Statement of Joan Claybrook, President of Public Citizen

Changes to the lobbying system proposed by U.S. House of Representatives leaders on Wednesday are weak and will do little, if anything, to clean up Washington. By offering token measures that merely require disclosure of campaign contributions and gifts that lobbyists give lawmakers, the House is taking baby steps that will be ineffective in preventing future Abramoff-style scandals. It’s like using a pair of sewing scissors when an industrial-strength buzz saw is needed.

House leaders propose to cut off privately financed travel for lawmakers, but only for the rest of this year. (The moribund House ethics committee – which did virtually nothing in 2005 – would figure out how to handle travel after that.) Lawmakers could still use expensive corporate jets at first-class ticket rates if no registered lobbyist is present. Earmarks would still be permitted, but the sponsors would have to be disclosed and other members could object, although the procedures are still unclear. Further, by including provisions in the bill relating to Section 527 groups, House leaders have inserted a poison pill designed to scuttle the whole thing.

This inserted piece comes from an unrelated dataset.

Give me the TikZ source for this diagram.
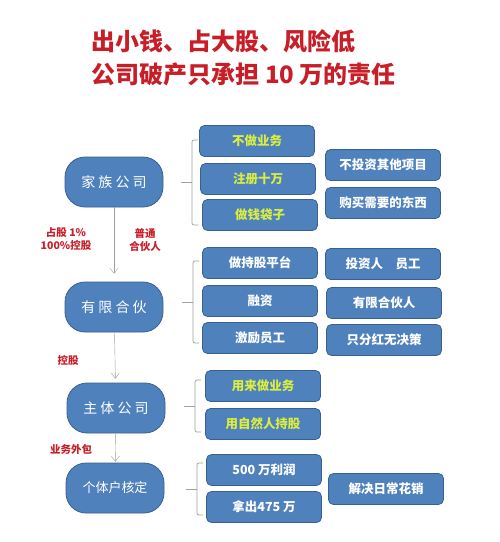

None of the lobbying measures will do what is necessary, which is to cut off the supply of money bundled by or given by lobbyists to lawmakers. As long as the cash flows, the public will always be cut out of the process, and the corporate moneyed interests will always have a louder voice in the halls of Congress. Under the leadership’s proposal, there still would be no effective enforcement of the rules; the House ethics committee could still bury any complaint indefinitely, and the House inspector general would merely have the authority to conduct random audits of lobbyists’ reports.

House leaders are trying to trick voters into thinking that the leadership is addressing the problem. Voters should not be fooled. This is not real reform.